Print exactly, please, the lines from the top of the entries below up to and including the line with "(352,341) node (afd)", and nothing else; pictures are excluded.

── DATA PROVIDED

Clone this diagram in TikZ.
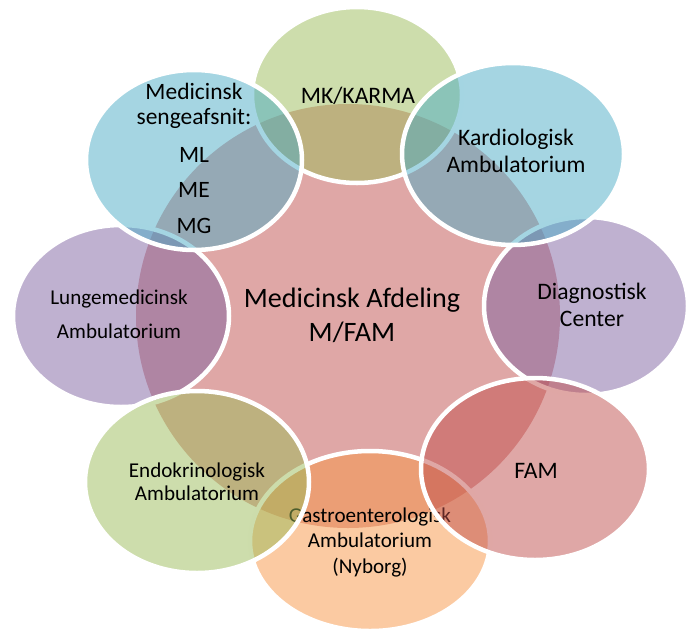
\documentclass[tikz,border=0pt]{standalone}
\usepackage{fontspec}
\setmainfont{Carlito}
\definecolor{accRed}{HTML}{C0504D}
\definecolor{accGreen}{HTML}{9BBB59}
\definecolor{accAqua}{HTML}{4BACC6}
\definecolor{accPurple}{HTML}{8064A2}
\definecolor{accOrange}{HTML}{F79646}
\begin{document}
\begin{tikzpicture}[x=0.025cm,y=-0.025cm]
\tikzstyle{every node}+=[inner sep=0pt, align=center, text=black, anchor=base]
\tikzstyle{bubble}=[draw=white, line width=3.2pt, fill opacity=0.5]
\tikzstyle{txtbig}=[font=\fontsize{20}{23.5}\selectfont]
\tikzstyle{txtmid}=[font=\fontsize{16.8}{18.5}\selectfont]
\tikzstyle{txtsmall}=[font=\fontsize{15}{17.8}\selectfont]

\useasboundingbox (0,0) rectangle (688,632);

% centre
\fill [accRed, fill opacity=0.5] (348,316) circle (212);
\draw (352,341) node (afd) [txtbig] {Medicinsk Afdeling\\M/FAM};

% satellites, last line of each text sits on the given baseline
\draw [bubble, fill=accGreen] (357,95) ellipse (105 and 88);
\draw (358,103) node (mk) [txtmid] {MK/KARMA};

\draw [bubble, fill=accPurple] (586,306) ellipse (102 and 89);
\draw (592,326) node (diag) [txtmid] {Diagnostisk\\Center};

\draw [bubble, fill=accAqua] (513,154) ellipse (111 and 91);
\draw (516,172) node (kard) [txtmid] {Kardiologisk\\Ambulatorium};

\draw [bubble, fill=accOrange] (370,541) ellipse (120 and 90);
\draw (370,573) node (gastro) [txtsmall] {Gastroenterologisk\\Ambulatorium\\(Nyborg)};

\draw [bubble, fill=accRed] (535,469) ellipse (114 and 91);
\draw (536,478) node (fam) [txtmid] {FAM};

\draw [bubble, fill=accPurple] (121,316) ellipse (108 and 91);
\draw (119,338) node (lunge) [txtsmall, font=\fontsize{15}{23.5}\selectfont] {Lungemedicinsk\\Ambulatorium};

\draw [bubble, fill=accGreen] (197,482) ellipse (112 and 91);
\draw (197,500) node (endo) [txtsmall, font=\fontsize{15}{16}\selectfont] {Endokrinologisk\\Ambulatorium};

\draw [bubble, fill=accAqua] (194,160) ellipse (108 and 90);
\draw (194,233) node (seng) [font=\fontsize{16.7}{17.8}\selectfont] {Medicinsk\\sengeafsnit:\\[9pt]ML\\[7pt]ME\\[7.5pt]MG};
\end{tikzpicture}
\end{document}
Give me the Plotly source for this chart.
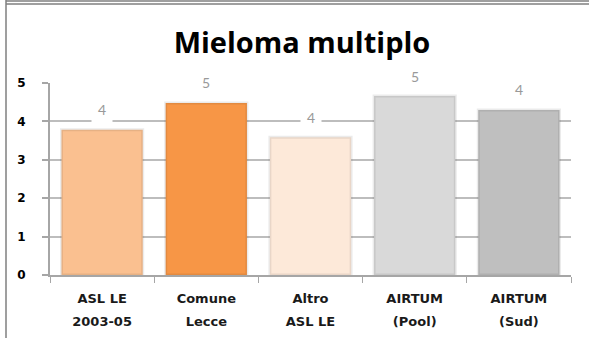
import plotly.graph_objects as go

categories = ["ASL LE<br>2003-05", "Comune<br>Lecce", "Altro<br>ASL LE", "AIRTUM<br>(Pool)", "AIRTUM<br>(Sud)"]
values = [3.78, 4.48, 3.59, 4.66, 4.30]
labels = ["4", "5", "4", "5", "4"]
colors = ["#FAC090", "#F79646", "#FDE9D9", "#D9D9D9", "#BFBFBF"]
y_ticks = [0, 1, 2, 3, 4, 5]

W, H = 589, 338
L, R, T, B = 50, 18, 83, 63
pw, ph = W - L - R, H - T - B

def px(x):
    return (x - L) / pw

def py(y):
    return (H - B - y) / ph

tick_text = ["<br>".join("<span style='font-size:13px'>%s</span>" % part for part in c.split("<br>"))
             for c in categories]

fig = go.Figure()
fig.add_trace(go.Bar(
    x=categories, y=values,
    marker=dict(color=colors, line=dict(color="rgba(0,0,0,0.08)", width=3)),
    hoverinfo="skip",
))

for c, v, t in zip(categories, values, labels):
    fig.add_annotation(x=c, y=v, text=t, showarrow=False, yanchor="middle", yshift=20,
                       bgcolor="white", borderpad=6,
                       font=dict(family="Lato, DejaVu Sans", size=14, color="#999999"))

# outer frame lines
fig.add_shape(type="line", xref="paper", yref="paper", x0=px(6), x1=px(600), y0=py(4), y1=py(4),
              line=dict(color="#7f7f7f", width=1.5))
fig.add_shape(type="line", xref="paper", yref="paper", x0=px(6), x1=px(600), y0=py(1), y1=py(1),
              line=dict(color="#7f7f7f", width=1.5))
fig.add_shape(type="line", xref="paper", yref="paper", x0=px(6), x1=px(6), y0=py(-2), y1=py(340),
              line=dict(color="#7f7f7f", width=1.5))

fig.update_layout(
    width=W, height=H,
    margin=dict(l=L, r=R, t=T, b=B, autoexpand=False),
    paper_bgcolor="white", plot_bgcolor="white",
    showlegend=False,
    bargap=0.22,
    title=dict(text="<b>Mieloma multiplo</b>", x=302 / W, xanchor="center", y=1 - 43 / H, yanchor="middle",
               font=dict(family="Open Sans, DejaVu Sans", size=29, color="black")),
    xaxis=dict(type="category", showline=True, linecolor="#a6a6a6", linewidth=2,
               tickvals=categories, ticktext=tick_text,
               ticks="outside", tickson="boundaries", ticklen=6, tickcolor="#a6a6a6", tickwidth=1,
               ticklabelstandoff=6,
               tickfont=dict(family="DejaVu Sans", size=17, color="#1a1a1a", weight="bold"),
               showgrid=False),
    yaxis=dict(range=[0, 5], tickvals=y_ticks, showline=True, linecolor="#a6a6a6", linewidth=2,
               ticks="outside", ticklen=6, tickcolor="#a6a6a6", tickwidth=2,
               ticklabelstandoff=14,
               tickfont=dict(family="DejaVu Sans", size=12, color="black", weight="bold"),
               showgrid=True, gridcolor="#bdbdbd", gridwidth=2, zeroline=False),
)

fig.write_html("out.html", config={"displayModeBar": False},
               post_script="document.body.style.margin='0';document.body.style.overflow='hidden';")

────

→ **TASK RESULT**
Clone this diagram in TikZ.
\documentclass[tikz,border=0pt]{standalone}
\usepackage{fontspec}
\setmainfont{Carlito}
\definecolor{accRed}{HTML}{C0504D}
\definecolor{accGreen}{HTML}{9BBB59}
\definecolor{accAqua}{HTML}{4BACC6}
\definecolor{accPurple}{HTML}{8064A2}
\definecolor{accOrange}{HTML}{F79646}
\begin{document}
\begin{tikzpicture}[x=0.025cm,y=-0.025cm]
\tikzstyle{every node}+=[inner sep=0pt, align=center, text=black, anchor=base]
\tikzstyle{bubble}=[draw=white, line width=3.2pt, fill opacity=0.5]
\tikzstyle{txtbig}=[font=\fontsize{20}{23.5}\selectfont]
\tikzstyle{txtmid}=[font=\fontsize{16.8}{18.5}\selectfont]
\tikzstyle{txtsmall}=[font=\fontsize{15}{17.8}\selectfont]

\useasboundingbox (0,0) rectangle (688,632);

% centre
\fill [accRed, fill opacity=0.5] (348,316) circle (212);
\draw (352,341) node (afd) [txtbig] {Medicinsk Afdeling\\M/FAM};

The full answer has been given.